--- START OF Supplied material ---
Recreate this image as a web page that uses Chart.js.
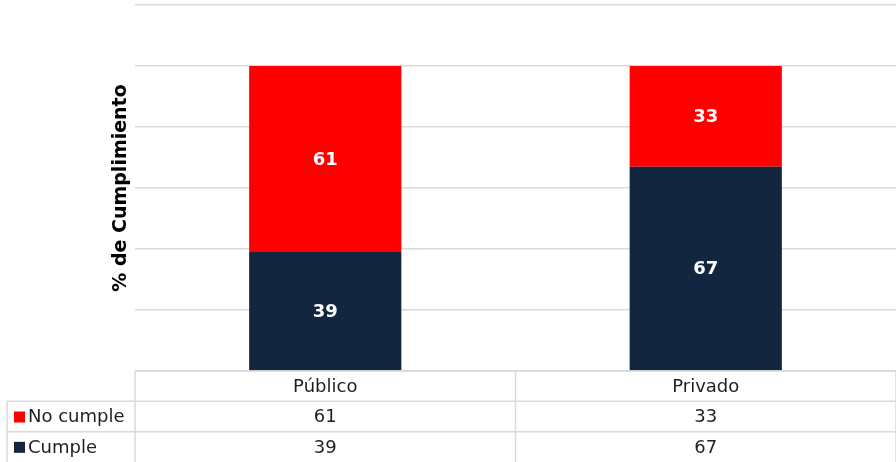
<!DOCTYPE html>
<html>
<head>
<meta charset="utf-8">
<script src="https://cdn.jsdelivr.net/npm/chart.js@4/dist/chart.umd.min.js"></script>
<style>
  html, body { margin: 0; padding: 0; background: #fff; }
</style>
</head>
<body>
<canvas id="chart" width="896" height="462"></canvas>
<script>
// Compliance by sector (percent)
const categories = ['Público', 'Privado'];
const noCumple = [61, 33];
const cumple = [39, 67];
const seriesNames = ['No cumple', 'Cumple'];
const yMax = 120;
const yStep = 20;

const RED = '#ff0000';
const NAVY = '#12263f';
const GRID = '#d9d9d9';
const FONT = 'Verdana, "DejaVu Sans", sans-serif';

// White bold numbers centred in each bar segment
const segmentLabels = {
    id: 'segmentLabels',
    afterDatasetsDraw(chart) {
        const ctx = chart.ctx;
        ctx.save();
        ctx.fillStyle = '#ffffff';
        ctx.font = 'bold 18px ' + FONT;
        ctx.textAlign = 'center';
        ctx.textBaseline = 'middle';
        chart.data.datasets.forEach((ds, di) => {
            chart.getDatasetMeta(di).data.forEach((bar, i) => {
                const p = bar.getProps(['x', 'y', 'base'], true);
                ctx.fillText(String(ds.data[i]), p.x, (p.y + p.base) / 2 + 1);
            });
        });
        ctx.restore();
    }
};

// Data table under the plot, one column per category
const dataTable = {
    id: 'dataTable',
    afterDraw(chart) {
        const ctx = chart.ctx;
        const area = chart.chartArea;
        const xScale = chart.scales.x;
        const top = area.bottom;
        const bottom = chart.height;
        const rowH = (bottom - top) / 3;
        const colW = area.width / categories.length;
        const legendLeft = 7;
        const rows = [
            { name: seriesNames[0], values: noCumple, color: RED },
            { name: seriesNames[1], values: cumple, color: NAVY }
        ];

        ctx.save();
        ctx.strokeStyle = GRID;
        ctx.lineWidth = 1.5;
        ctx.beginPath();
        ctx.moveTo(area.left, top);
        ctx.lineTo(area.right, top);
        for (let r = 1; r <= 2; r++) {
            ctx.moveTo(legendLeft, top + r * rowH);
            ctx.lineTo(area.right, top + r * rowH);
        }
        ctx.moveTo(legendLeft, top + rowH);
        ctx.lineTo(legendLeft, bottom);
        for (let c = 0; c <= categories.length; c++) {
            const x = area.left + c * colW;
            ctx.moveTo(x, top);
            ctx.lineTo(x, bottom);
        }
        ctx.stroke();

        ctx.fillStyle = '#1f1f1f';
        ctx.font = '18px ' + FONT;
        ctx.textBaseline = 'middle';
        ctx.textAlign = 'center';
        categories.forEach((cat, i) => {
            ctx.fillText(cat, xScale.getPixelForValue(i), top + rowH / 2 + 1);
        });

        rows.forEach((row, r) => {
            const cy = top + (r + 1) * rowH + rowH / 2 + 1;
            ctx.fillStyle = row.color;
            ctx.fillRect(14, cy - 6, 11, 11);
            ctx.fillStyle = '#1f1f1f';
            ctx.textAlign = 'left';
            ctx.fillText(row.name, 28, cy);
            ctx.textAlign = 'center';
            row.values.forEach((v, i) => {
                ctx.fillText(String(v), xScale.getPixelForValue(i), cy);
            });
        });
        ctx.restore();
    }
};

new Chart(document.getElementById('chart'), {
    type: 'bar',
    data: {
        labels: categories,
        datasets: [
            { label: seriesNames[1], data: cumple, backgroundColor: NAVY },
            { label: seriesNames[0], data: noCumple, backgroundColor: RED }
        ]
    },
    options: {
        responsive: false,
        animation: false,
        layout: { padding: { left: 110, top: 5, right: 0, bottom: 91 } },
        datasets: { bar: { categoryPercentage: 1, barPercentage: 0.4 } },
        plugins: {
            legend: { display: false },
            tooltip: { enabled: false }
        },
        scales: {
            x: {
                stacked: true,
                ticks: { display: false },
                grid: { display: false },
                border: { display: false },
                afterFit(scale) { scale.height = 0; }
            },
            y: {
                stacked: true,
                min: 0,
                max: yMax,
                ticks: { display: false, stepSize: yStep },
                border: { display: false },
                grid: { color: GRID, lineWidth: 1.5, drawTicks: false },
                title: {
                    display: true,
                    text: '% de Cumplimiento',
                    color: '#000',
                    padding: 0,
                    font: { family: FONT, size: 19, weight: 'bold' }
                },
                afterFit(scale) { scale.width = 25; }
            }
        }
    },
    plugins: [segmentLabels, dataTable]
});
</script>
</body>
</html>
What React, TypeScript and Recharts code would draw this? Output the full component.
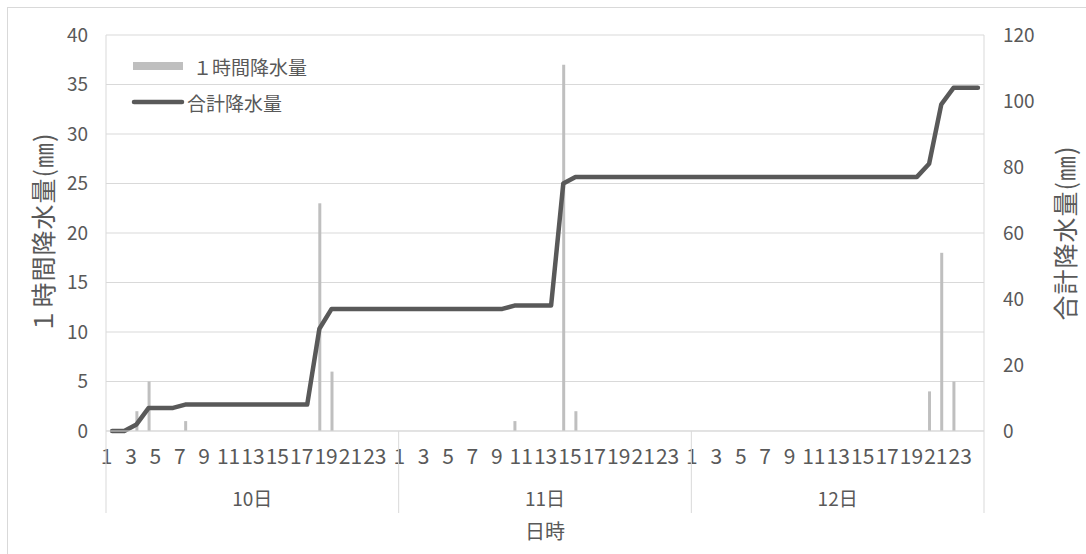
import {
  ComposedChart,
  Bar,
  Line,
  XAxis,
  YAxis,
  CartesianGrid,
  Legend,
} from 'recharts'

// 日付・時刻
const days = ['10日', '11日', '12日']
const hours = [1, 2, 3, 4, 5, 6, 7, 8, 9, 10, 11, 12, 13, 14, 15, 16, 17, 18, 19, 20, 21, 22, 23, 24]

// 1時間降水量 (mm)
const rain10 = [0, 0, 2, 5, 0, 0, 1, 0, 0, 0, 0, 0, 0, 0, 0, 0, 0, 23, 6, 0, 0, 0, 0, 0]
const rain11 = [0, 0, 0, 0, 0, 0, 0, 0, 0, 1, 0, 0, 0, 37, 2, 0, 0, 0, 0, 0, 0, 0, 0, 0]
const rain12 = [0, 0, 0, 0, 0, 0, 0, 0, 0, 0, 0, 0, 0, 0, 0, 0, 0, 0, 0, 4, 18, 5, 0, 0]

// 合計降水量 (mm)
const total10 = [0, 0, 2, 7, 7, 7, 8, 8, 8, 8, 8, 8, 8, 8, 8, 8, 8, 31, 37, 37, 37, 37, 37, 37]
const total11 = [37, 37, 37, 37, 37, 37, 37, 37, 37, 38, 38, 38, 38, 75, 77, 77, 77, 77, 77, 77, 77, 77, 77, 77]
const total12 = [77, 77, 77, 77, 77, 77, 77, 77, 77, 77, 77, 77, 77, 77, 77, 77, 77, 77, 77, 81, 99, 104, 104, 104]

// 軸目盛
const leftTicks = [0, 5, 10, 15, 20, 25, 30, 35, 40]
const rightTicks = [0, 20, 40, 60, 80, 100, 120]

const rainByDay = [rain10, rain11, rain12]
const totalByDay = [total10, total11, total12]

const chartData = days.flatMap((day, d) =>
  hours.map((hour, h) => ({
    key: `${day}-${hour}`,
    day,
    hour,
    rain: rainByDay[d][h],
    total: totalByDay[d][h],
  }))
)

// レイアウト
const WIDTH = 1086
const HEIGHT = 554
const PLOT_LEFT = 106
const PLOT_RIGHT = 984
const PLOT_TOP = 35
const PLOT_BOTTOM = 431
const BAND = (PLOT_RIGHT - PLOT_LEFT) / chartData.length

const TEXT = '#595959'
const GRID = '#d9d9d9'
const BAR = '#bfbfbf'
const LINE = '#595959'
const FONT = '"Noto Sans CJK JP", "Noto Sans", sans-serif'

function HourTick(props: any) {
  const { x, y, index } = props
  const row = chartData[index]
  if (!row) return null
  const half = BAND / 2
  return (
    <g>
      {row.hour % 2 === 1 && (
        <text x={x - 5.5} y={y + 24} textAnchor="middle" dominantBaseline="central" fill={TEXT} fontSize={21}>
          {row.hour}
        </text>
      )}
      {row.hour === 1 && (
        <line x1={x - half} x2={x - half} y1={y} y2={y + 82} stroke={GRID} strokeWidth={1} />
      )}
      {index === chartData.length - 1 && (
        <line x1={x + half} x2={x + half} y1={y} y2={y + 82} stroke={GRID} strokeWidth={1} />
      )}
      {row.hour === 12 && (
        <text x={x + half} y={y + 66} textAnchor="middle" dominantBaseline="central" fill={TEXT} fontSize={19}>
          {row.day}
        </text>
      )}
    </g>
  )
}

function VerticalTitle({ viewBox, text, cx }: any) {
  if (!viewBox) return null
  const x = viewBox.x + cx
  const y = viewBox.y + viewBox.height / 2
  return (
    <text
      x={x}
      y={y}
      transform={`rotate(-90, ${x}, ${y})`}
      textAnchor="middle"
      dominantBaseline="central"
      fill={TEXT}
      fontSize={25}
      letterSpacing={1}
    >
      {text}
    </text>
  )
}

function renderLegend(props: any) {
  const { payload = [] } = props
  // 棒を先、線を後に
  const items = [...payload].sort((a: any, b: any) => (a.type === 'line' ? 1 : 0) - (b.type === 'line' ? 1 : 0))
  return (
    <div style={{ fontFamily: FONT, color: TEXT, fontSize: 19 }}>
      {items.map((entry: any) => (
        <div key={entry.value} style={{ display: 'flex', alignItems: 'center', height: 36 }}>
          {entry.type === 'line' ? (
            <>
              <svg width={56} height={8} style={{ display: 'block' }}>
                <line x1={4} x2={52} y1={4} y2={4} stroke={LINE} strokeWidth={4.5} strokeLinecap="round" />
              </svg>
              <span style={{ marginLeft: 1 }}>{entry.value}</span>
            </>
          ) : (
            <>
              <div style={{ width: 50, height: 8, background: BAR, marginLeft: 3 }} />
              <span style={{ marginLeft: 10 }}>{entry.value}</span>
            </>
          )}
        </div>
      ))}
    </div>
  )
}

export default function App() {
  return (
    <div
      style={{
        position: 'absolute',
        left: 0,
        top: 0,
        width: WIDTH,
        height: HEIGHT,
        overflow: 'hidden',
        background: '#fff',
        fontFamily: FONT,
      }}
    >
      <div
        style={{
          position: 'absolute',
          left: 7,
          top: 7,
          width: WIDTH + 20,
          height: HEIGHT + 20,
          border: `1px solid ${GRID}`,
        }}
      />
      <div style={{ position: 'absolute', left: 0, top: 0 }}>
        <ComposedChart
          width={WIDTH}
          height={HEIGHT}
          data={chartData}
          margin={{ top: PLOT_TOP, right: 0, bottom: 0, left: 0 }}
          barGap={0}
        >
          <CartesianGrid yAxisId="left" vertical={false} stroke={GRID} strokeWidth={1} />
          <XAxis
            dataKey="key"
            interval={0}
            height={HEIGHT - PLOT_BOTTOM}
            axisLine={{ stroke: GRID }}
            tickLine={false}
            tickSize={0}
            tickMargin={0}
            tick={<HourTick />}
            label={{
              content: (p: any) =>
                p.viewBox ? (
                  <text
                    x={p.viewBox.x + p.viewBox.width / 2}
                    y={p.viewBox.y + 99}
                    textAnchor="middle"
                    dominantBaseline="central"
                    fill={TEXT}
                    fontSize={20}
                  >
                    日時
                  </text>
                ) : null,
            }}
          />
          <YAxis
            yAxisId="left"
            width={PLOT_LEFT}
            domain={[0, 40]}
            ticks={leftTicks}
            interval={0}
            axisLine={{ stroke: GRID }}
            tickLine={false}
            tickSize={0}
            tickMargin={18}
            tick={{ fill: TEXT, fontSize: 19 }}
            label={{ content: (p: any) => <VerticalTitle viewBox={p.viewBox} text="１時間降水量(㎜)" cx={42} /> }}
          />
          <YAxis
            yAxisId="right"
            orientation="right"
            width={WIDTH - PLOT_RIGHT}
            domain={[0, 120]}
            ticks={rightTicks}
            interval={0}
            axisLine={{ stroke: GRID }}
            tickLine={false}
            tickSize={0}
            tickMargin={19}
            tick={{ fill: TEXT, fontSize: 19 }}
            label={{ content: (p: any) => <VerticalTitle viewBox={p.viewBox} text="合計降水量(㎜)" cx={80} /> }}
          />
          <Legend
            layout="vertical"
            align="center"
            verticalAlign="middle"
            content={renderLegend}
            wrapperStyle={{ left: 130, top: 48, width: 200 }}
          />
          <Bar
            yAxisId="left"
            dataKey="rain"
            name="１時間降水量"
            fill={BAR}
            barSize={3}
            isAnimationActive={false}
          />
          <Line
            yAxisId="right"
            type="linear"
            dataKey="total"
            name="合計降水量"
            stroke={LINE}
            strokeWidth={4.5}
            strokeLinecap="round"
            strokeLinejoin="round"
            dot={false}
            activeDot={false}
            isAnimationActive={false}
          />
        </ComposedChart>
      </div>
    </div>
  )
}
--- END OF Supplied material ---
**Short task**
All lines from the start of the entries through the one with "const yStep = 20;" are to be output exactly; omit the pictures.

**Reply**
Recreate this image as a web page that uses Chart.js.
<!DOCTYPE html>
<html>
<head>
<meta charset="utf-8">
<script src="https://cdn.jsdelivr.net/npm/chart.js@4/dist/chart.umd.min.js"></script>
<style>
  html, body { margin: 0; padding: 0; background: #fff; }
</style>
</head>
<body>
<canvas id="chart" width="896" height="462"></canvas>
<script>
// Compliance by sector (percent)
const categories = ['Público', 'Privado'];
const noCumple = [61, 33];
const cumple = [39, 67];
const seriesNames = ['No cumple', 'Cumple'];
const yMax = 120;
const yStep = 20;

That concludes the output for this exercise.